• **The records**:
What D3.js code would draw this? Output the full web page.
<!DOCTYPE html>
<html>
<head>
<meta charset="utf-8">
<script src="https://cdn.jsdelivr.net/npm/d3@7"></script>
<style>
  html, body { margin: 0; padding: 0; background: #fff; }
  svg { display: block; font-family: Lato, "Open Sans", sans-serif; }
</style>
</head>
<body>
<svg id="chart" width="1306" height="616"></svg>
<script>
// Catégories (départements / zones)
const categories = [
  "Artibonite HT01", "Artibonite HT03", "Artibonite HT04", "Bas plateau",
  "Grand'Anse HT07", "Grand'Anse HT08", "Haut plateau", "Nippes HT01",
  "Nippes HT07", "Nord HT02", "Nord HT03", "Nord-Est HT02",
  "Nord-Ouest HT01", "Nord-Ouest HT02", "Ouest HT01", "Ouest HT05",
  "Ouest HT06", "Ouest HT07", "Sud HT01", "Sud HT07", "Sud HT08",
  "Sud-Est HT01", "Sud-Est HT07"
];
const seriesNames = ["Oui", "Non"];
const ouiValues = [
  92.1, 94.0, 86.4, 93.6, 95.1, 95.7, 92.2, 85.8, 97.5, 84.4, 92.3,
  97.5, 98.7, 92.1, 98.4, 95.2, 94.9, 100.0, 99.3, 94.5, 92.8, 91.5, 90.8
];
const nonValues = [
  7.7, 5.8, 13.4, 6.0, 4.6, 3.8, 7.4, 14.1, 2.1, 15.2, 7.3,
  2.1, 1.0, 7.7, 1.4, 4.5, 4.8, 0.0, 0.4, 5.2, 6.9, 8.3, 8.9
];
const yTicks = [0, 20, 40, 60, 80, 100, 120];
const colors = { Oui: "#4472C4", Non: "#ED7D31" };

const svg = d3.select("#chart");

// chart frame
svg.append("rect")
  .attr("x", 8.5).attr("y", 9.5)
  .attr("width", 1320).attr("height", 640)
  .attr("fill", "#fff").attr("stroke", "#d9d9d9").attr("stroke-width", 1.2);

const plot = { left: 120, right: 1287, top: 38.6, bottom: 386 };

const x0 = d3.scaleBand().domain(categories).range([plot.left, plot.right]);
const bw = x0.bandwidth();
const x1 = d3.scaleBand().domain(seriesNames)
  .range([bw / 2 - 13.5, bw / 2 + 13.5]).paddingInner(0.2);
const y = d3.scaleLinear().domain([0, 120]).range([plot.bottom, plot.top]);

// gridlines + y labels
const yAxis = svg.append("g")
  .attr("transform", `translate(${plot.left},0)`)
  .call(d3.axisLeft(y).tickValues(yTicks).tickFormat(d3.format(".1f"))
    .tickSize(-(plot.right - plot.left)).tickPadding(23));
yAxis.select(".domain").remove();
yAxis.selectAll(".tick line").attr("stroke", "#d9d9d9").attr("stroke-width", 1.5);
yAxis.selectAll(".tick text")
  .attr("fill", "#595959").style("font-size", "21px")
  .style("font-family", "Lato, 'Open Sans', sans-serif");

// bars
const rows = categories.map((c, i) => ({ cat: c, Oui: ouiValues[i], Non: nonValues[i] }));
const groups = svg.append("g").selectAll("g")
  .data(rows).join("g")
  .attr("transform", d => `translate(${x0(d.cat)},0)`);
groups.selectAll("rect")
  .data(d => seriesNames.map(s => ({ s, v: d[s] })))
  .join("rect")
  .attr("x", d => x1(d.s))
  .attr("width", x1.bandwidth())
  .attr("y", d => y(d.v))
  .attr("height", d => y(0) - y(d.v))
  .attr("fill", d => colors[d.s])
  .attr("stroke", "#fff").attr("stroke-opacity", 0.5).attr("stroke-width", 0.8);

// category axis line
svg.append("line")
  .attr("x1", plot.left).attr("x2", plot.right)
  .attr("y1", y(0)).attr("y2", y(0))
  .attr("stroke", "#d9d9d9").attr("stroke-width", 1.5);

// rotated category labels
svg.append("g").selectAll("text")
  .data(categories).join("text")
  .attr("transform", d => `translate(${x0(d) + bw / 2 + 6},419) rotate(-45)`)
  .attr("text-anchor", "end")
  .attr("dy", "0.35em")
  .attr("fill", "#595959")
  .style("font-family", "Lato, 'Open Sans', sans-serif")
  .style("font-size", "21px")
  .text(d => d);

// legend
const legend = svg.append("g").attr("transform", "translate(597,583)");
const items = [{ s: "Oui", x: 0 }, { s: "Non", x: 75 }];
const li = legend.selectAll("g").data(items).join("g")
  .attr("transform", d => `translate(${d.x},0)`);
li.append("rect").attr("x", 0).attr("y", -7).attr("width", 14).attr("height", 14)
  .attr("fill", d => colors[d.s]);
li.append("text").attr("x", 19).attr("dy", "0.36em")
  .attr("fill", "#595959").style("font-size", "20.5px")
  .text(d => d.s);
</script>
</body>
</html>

--

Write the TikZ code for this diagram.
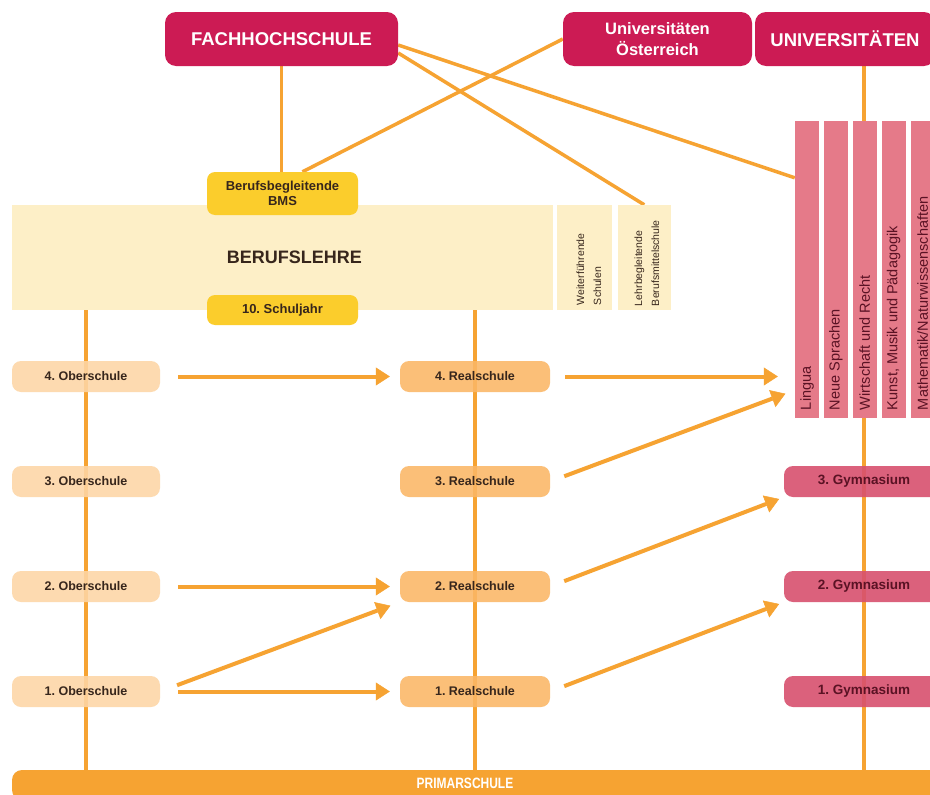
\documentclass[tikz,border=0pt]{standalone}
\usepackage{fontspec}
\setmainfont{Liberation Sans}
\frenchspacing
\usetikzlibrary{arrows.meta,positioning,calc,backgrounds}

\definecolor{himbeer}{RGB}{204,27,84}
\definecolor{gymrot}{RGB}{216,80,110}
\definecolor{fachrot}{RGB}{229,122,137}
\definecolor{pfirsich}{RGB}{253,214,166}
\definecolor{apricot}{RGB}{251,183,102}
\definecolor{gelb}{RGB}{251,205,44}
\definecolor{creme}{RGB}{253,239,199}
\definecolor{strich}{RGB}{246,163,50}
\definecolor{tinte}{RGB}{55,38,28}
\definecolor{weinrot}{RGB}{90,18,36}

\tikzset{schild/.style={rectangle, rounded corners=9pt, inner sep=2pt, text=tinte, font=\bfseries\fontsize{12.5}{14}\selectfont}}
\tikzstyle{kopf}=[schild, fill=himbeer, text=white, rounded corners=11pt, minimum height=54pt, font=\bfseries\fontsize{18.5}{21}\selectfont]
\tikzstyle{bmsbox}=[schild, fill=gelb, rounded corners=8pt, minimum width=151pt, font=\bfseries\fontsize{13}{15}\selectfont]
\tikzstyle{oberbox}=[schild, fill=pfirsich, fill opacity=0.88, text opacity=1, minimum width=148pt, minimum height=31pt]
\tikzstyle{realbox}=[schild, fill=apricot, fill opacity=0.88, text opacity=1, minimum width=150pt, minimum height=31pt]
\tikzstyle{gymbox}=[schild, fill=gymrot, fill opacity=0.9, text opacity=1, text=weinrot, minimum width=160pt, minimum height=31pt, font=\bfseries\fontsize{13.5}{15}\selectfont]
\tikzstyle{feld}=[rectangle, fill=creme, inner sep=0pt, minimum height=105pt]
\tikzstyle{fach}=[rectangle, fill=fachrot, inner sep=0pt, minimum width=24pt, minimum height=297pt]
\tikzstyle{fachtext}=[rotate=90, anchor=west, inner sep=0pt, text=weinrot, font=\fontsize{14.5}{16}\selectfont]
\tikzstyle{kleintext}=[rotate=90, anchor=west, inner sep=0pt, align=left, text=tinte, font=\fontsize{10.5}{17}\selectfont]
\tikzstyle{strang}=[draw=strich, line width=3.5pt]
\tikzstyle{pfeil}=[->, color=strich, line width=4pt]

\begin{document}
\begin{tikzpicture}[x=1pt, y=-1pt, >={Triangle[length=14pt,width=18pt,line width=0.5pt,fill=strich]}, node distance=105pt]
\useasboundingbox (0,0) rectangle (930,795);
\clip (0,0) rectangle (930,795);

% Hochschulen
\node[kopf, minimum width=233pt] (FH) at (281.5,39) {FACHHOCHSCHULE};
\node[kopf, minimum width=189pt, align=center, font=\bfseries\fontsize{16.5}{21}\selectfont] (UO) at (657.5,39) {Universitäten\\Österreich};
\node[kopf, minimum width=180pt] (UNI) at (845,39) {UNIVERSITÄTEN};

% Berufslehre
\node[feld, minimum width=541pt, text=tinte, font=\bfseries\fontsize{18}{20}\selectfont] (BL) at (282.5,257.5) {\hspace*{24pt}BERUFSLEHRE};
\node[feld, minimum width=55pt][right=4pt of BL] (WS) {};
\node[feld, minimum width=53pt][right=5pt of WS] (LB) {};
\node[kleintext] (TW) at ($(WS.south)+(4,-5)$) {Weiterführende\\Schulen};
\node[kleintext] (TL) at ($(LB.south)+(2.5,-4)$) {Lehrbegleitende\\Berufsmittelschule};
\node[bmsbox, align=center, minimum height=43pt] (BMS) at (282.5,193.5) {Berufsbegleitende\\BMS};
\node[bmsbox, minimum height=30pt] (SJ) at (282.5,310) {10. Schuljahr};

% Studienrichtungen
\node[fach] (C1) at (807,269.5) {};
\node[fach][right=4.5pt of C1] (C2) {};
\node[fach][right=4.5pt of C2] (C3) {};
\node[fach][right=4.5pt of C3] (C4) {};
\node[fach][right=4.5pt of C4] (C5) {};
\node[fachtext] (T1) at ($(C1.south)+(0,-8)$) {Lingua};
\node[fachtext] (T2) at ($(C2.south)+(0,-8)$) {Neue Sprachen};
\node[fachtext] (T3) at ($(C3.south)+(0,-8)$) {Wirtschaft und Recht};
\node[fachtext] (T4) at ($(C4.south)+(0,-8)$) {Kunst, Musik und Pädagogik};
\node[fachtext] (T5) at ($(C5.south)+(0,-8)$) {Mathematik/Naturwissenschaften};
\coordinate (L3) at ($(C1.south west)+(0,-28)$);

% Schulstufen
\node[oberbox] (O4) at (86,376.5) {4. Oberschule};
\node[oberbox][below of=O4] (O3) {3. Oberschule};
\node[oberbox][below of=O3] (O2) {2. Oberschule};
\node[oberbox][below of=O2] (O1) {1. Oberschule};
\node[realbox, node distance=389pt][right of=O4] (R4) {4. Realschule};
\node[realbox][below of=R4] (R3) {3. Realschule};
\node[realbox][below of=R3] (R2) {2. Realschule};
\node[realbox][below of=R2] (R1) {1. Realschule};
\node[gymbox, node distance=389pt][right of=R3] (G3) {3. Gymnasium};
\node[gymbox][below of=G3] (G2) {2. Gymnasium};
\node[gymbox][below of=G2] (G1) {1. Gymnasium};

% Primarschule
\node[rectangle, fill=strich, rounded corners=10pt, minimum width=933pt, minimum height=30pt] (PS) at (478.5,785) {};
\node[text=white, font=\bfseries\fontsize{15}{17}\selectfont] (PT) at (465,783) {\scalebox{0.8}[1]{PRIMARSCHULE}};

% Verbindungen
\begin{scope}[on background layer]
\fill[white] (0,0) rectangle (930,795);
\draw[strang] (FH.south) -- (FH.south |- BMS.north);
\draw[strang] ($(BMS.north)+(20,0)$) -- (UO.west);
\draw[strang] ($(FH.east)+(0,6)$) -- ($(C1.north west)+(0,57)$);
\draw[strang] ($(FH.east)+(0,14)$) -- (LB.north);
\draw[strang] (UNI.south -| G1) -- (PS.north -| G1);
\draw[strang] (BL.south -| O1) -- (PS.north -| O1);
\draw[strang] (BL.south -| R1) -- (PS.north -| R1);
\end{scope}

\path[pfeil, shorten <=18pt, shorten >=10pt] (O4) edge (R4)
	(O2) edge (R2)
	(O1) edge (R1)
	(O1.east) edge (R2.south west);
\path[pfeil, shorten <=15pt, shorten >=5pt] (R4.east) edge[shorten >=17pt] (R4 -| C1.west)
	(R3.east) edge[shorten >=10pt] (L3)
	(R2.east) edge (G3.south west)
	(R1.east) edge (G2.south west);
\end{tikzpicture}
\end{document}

--

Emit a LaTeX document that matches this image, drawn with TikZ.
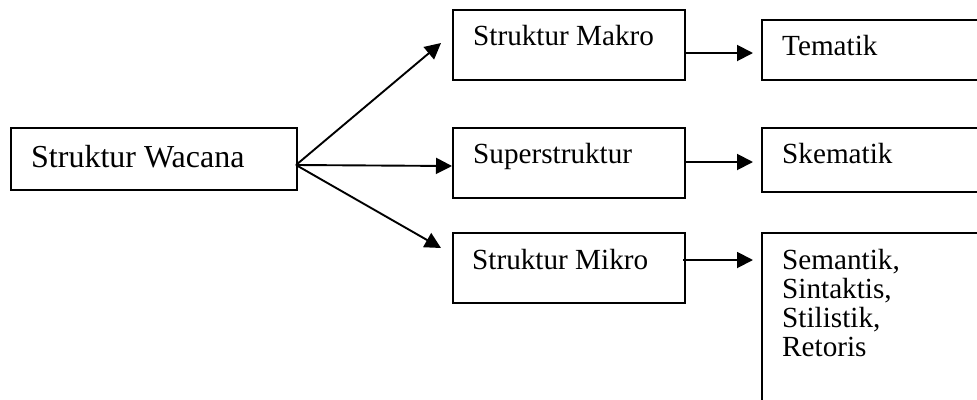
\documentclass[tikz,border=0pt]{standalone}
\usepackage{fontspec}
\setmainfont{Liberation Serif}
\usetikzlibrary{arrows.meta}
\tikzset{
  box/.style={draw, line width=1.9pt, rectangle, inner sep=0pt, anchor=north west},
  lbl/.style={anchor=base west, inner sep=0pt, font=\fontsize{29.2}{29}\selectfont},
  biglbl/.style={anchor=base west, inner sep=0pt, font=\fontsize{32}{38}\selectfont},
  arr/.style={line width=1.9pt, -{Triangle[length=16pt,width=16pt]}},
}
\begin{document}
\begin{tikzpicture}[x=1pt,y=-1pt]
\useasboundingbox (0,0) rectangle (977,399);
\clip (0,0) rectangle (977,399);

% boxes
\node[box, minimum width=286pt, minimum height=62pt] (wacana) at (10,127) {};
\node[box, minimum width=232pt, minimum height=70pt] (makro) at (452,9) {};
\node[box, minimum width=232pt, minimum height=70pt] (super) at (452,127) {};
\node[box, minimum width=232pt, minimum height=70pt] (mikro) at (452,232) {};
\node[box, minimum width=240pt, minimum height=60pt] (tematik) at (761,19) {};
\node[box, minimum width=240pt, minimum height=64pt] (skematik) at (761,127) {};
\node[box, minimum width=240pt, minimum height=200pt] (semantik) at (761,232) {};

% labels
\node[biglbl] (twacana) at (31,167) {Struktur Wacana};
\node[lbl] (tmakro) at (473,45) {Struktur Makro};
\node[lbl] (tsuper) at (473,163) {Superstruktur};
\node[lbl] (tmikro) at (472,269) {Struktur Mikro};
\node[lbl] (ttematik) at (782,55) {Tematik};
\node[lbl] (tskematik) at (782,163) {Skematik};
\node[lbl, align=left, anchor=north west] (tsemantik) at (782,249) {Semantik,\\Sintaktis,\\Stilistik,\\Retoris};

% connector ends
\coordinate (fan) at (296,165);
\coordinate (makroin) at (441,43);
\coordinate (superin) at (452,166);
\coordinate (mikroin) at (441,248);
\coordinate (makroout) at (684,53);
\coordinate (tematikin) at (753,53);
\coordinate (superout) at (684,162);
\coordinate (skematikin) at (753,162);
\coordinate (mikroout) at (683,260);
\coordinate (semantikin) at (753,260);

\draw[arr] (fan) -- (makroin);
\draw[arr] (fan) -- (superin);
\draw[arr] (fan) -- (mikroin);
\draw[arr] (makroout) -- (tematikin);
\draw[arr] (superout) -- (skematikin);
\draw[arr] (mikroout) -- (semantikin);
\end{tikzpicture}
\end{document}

• **Task description**: Repeat, with no pictures, exactly the lines from the one containing "Emit a LaTeX" through the one containing "(semantikin) at (753,260);", the first and last included.

• **Answer below**:
Emit a LaTeX document that matches this image, drawn with TikZ.
\documentclass[tikz,border=0pt]{standalone}
\usepackage{fontspec}
\setmainfont{Liberation Serif}
\usetikzlibrary{arrows.meta}
\tikzset{
  box/.style={draw, line width=1.9pt, rectangle, inner sep=0pt, anchor=north west},
  lbl/.style={anchor=base west, inner sep=0pt, font=\fontsize{29.2}{29}\selectfont},
  biglbl/.style={anchor=base west, inner sep=0pt, font=\fontsize{32}{38}\selectfont},
  arr/.style={line width=1.9pt, -{Triangle[length=16pt,width=16pt]}},
}
\begin{document}
\begin{tikzpicture}[x=1pt,y=-1pt]
\useasboundingbox (0,0) rectangle (977,399);
\clip (0,0) rectangle (977,399);

% boxes
\node[box, minimum width=286pt, minimum height=62pt] (wacana) at (10,127) {};
\node[box, minimum width=232pt, minimum height=70pt] (makro) at (452,9) {};
\node[box, minimum width=232pt, minimum height=70pt] (super) at (452,127) {};
\node[box, minimum width=232pt, minimum height=70pt] (mikro) at (452,232) {};
\node[box, minimum width=240pt, minimum height=60pt] (tematik) at (761,19) {};
\node[box, minimum width=240pt, minimum height=64pt] (skematik) at (761,127) {};
\node[box, minimum width=240pt, minimum height=200pt] (semantik) at (761,232) {};

% labels
\node[biglbl] (twacana) at (31,167) {Struktur Wacana};
\node[lbl] (tmakro) at (473,45) {Struktur Makro};
\node[lbl] (tsuper) at (473,163) {Superstruktur};
\node[lbl] (tmikro) at (472,269) {Struktur Mikro};
\node[lbl] (ttematik) at (782,55) {Tematik};
\node[lbl] (tskematik) at (782,163) {Skematik};
\node[lbl, align=left, anchor=north west] (tsemantik) at (782,249) {Semantik,\\Sintaktis,\\Stilistik,\\Retoris};

% connector ends
\coordinate (fan) at (296,165);
\coordinate (makroin) at (441,43);
\coordinate (superin) at (452,166);
\coordinate (mikroin) at (441,248);
\coordinate (makroout) at (684,53);
\coordinate (tematikin) at (753,53);
\coordinate (superout) at (684,162);
\coordinate (skematikin) at (753,162);
\coordinate (mikroout) at (683,260);
\coordinate (semantikin) at (753,260);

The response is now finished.